Over meedraaien met de wind, oftewel de bezetter
Dit laatste nieuwe boek van Tom Lanoye is voor mij een beetje als een tomaat: in het begin even lastig om in te happen, maar dan komt er al maar meer lekker vlees aan en wordt het heerlijk sappig. Het is enorm boeiend om je als lezer te laten meenemen in het verhaal van Alex Desmedt, dat hij vertelt vanuit zijn graf op het Antwerpse Schoonselhof en waarin hij wat verongelijkt afgeeft op de namen die er wel een belangrijke plek hebben gekregen met naam en toenaam in tegenstelling tot hemzelf vanwege zijn oorlogsverleden. Hij had zich zijn eigen begrafenis heel anders voorgesteld. Want ook hij was in zijn tijd vooraleer die oorlog van start ging, geen onbekende naam bij de Antwerpse elite.
Vlak voor de Tweede Wereldoorlog had hij zich opgewerkt tot directeur-generaal van het grootste Antwerpse Stadstheater in de iconische Bourlaschouwburg. Tijdens de bezetting blijft hij directeur-generaal van verschillende Antwerpse theaters maar krijgt hij wel vele beperkingen opgelegd.
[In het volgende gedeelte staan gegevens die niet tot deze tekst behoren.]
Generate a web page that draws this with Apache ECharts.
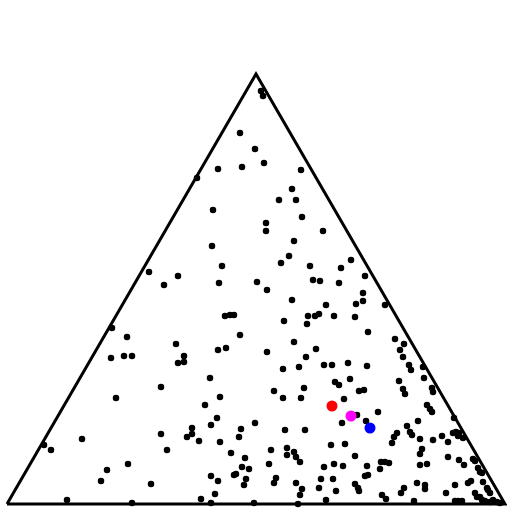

Toch gaat hij erin mee om zijn Nederlands-joodse vrouw en steractrice Lea Liebermann de bescherming te geven die ze nodig heeft ook al mag ze niet meer spelen. En dat terwijl zijn broer, componist en dirigent Rik Desmedt, voluit voor de collaboratie kiest. De auteur legt dit meedraaien met de bezetter vooral in de passie van Alex voor theater, die gelooft dat dit zijn hogere ideaal is waar hij zoveel mogelijk voor over heeft. Die waan, die roes waarin Alex zich bevindt, kan Lanoye in zijn theatrale schrijfstijl perfect weergeven. Alex laat de politieke toestand zo weinig mogelijk toe in zijn theaterbestaan, en sluit er zich meestal vanaf als dit enigszins kan. Dat is dan ook dé vraag van deze roman: kan de kunstenaar boven het regime staan waarvoor hij werkt en zijn ogen sluiten voor wat er rond hem gebeurt?
Tijdens de bezetting trekt hun gezelschap naar Den Haag waar ze een opdracht krijgen van het pas opgerichte Deutsches Theater in den Niederlanden. De organisatoren doen beroep op hun technische knowhow om een hoogtechnologisch snufje als een draaischijf te laten werken ook al zijn ze daarin niet de echte ervaringsdeskundigen. Die draaischijf, een podium waarin decors in verschillende sets kunnen ronddraaien, en ook nog eens kunnen wegzakken en terug boven komen, werd teruggevonden in het Koninklijke Theater in Den Haag en was overigens de aanleiding van deze roman. Alex vertegenwoordigt daar na een aantal pijnlijke persoonlijke gebeurtenissen het gezelschap in een bijrolletje tijdens de première van Goethe’s Faust voor de talrijk opgekomen Nazi-gasten en de hoge pieten Goebbels en Göring bij de opening van dat theater tijdens de bezetting.
Het begin van deze roman is dus even doorbijten maar Lanoye werkt met deze roman opnieuw naar een subliem slot. De lyrische en tegelijkertijd volkse taal in zijn eigen lanoye-eske stijl is weer om vingers en handen bij af te likken. In Alex Desmedt herken je Joris Diels, en in zijn broer Hendrik Diels. De actrice Ida Wasserman heeft model gestaan voor Lea, die in dit boek bijna een even belangrijke rol als haar man speelt. Ze is zijn grote liefde, en hij denkt ook zoveel mogelijk aan hààr als hij beslissingen treft. Of ze altijd de meest wijze zijn, is een andere zaak. De oorlogsburgemeester of ‘poelepetaat’ is wijlen Leo Delwaide, ook bijgezet op het Schoonselhof, en diegene die Alex de ogen uitsteekt met zijn grafmonument dat die niet verdiend heeft.
Deze roman is gevuld met historische feiten, hetzelfde bronnenmateriaal waar historici mee bezig zijn, maar die auteurs zoals Lanoye er toe aanzetten de gaten met hun verbeelding te gaan opvullen. Ook Erwin Mortier met “Marcel”, Jeroen Olyslaegers met “Wil” en Stefan Hertmans met “De opgang” gingen Lanoye al voor in het schrijven van boeken over de collaboratie. En de grote Hugo Claus mag niet vergeten worden met zijn klassieker “Het verdriet van België”, ofschoon ik moet toegeven dat ik deze klassieke roman zelf tot nu toe niet gelezen heb.